The Nice Guy/Ass Hole problem then, is only a problem if we accept that these masks are the only two alternatives. However, in a post-feminist context neither one is practical. As men, we must seek out a new blueprint, one that avoids both Victorian preciousness and bolshy machismo. Both of these entrenched stereotypes are damaging to society, because they fuel a repressiveness that in turn fuels an abusiveness. The Ass Hole archetype masks the vulnerability of a man's need for affection and emotional connection. The Nice Guy avoids his shame around his physical desires by assuming a supplicating role, he emphasises his sensitivities in order to mask the sins of his libido.
Both are abusive and directly linked to a culture that cannot separate violence and sexuality. The cultural relationship we men have to our sexuality is deeply inauthentic. I believe that this false relationship we have to our sexualities is the root of rape, domestic abuse and Patriarchal oppression. The Nice Guy is just another version of the Ass Hole, only he comes dressed in his Sunday best. The Ass Hole is just the only way the Nice Guy can allow himself to experience the true power of his sexuality.

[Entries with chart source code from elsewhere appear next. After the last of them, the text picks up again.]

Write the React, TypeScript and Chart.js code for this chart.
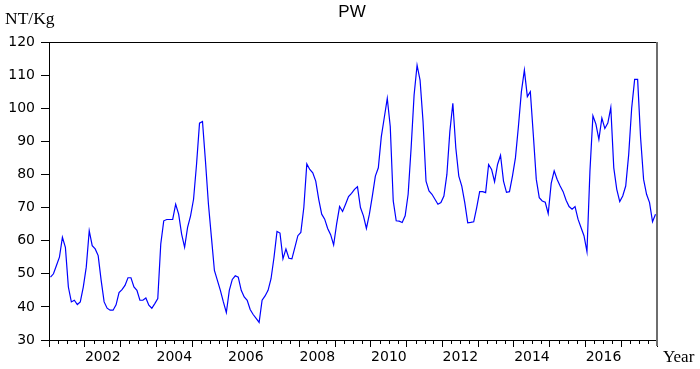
import React, { useEffect, useRef } from "react";
import { Chart, registerables } from "chart.js";

Chart.register(...registerables);

const startYear = 2001;
const endYear = 2018;
const seriesName = "PW";
const yUnit = "NT/Kg";
const xUnit = "Year";
const yTicks = [30, 40, 50, 60, 70, 80, 90, 100, 110, 120];
const yearLabels = [2002, 2004, 2006, 2008, 2010, 2012, 2014, 2016];

// monthly values, 2001M01 .. 2017M12
const pw2001 = [49, 50, 52.5, 55, 61, 58, 46, 41.5, 42, 40.7, 41.5, 46];
const pw2002 = [52, 63, 58.5, 57.5, 55.5, 48, 41.5, 39.6, 39, 39, 40.6, 44.3];
const pw2003 = [45.2, 46.5, 48.8, 48.8, 46, 45, 42, 42, 42.7, 40.5, 39.6, 41];
const pw2004 = [42.5, 59, 66, 66.4, 66.4, 66.4, 71, 68, 62, 58, 64, 67.5];
const pw2005 = [72.5, 83, 95.5, 96, 84, 71, 61, 51, 48, 45, 41.5, 38.3];
const pw2006 = [45, 48.3, 49.4, 49, 45, 43, 42, 39.2, 37.7, 36.5, 35.3, 42];
const pw2007 = [43.3, 45, 48.5, 55, 62.8, 62.3, 54.5, 57.5, 54.7, 54.5, 58, 61.5];
const pw2008 = [62.5, 70, 83.2, 81.5, 80.5, 78, 72.5, 68, 66.5, 63.7, 61.8, 58.7];
const pw2009 = [65, 70.3, 68.8, 71, 73.3, 74.3, 75.5, 76.3, 70, 67.5, 63.7, 68];
const pw2010 = [73.5, 79.5, 82, 91.4, 97.2, 103, 94.5, 72, 66, 65.9, 65.5, 67.5];
const pw2011 = [74, 88, 104, 113, 108.5, 96, 78, 75, 74, 72.5, 71, 71.5];
const pw2012 = [73.5, 80, 93, 101.5, 88, 79.5, 76.5, 71.5, 65.4, 65.5, 65.7, 70];
const pw2013 = [74.8, 74.8, 74.5, 83, 81.5, 77.8, 83, 85.8, 78, 74.6, 74.8, 79.5];
const pw2014 = [85, 94.5, 105, 111.5, 103.5, 105, 92, 78.5, 73, 72, 71.6, 68.2];
const pw2015 = [77.3, 81.1, 78.5, 76.5, 74.8, 72.2, 70.3, 69.5, 70.3, 66.5, 64, 61.5];
const pw2016 = [56.7, 81, 97.7, 95.2, 90.6, 97, 93.9, 95.5, 100.2, 82, 75.5, 71.8];
const pw2017 = [73.5, 76.5, 86, 100, 108.7, 108.7, 91, 78.5, 74, 71.5, 65.7, 68];

const pwValues = [
  ...pw2001, ...pw2002, ...pw2003, ...pw2004, ...pw2005, ...pw2006,
  ...pw2007, ...pw2008, ...pw2009, ...pw2010, ...pw2011, ...pw2012,
  ...pw2013, ...pw2014, ...pw2015, ...pw2016, ...pw2017,
];

const decorPlugin = {
  id: "decor",
  afterDraw(chart: any) {
    const { ctx, chartArea } = chart;
    const xs = chart.scales.x;
    ctx.save();
    // minor (quarter) ticks
    ctx.strokeStyle = "#000";
    ctx.lineWidth = 1;
    for (let y = startYear; y < endYear; y++) {
      for (let q = 1; q < 4; q++) {
        const px = Math.round(xs.getPixelForValue(y + q / 4)) + 0.5;
        ctx.beginPath();
        ctx.moveTo(px, chartArea.bottom);
        ctx.lineTo(px, chartArea.bottom + 4);
        ctx.stroke();
      }
    }
    // top border
    ctx.beginPath();
    ctx.moveTo(chartArea.left, Math.round(chartArea.top) + 0.5);
    ctx.lineTo(chartArea.right, Math.round(chartArea.top) + 0.5);
    ctx.stroke();
    // right border
    ctx.strokeStyle = "#6e6e6e";
    ctx.lineWidth = 2;
    ctx.beginPath();
    ctx.moveTo(Math.round(chartArea.right), chartArea.top);
    ctx.lineTo(Math.round(chartArea.right), chartArea.bottom + 6);
    ctx.stroke();
    // texts
    ctx.fillStyle = "#000";
    ctx.textBaseline = "alphabetic";
    ctx.font = "17px 'Liberation Sans', Arial, sans-serif";
    ctx.textAlign = "center";
    ctx.fillText(seriesName, 352, 17);
    ctx.font = "17.5px 'Liberation Serif', 'Times New Roman', serif";
    ctx.textAlign = "left";
    ctx.fillText(yUnit, 5, 23.5);
    ctx.font = "17px 'Liberation Serif', 'Times New Roman', serif";
    ctx.fillText(xUnit, 663, 361.5);
    ctx.restore();
  },
};

export default function App() {
  const ref = useRef<HTMLCanvasElement | null>(null);
  useEffect(() => {
    if (!ref.current) return;
    const points = pwValues.map((v, i) => ({ x: startYear + (i + 0.5) / 12, y: v }));
    const tickFont = { family: "'DejaVu Sans', sans-serif", size: 14 };
    const chart = new Chart(ref.current, {
      type: "line",
      data: {
        datasets: [
          {
            label: seriesName,
            data: points,
            borderColor: "#0000ff",
            borderWidth: 1.2,
            pointRadius: 0,
            tension: 0,
            fill: false,
          },
        ],
      },
      options: {
        responsive: false,
        animation: false,
        events: [],
        layout: { padding: { top: 42, right: 43, left: 0, bottom: 0 } },
        plugins: { legend: { display: false }, title: { display: false }, tooltip: { enabled: false } },
        scales: {
          x: {
            type: "linear",
            min: startYear,
            max: endYear,
            afterBuildTicks: (s: any) => {
              const t = [];
              for (let y = startYear; y <= endYear; y++) t.push({ value: y });
              s.ticks = t;
            },
            afterFit: (s: any) => {
              s.height = 29;
            },
            grid: { drawOnChartArea: false, drawTicks: true, tickLength: 7, color: "#000" },
            border: { display: true, color: "#000", width: 1 },
            ticks: {
              autoSkip: false,
              maxRotation: 0,
              minRotation: 0,
              padding: 2,
              labelOffset: 18,
              color: "#000",
              font: tickFont,
              callback: (v: any) => (yearLabels.includes(Number(v)) ? String(v) : ""),
            },
          },
          y: {
            min: 30,
            max: 120,
            afterBuildTicks: (s: any) => {
              s.ticks = yTicks.map((v) => ({ value: v }));
            },
            afterFit: (s: any) => {
              s.width = 49;
            },
            grid: { drawOnChartArea: false, drawTicks: true, tickLength: 8, color: "#000" },
            border: { display: true, color: "#000", width: 1 },
            ticks: { padding: 6, color: "#000", font: tickFont },
          },
        },
      },
      plugins: [decorPlugin],
    });
    return () => chart.destroy();
  }, []);
  return (
    <div style={{ position: "absolute", left: 0, top: 0, width: 700, height: 369, background: "#fff" }}>
      <canvas ref={ref} width={700} height={369} style={{ width: 700, height: 369, display: "block" }} />
    </div>
  );
}
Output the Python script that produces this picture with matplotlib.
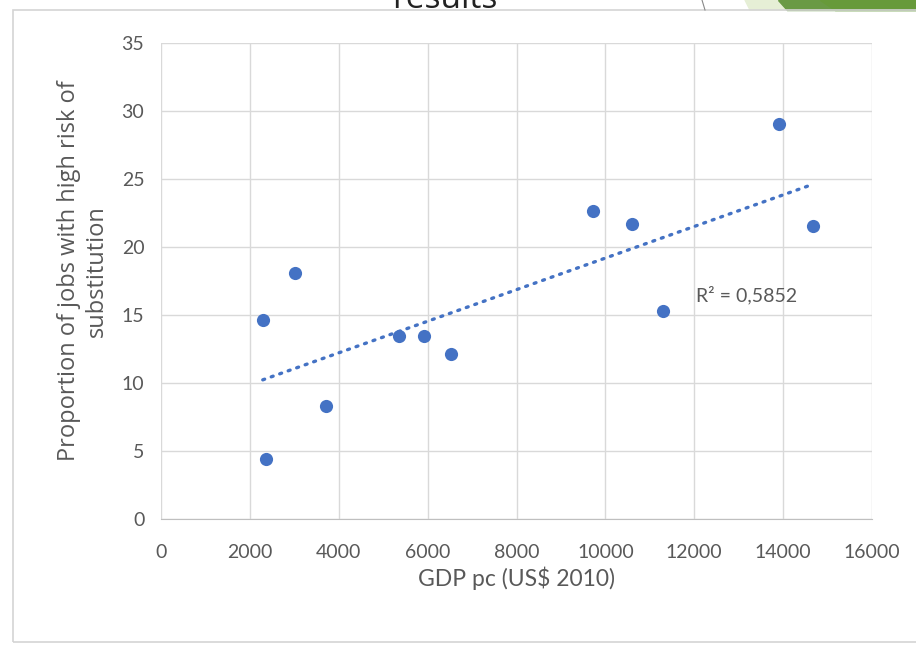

If we are to do away with the past, and rise above the crimes of Patriarchy, then we have to generate new archetypes, new models of sexual and social behaviour that allow men to express themselves across the full spectrum of their masculinity, from emotional sensitivity to physical prowess. If we don't, our culture will hold onto a schizoid, inauthentic and ultimately abusive masculine sexuality. Feminism can only go so far. The responsibility lies with men to evolve new forms of creative relationship with their own sexualities.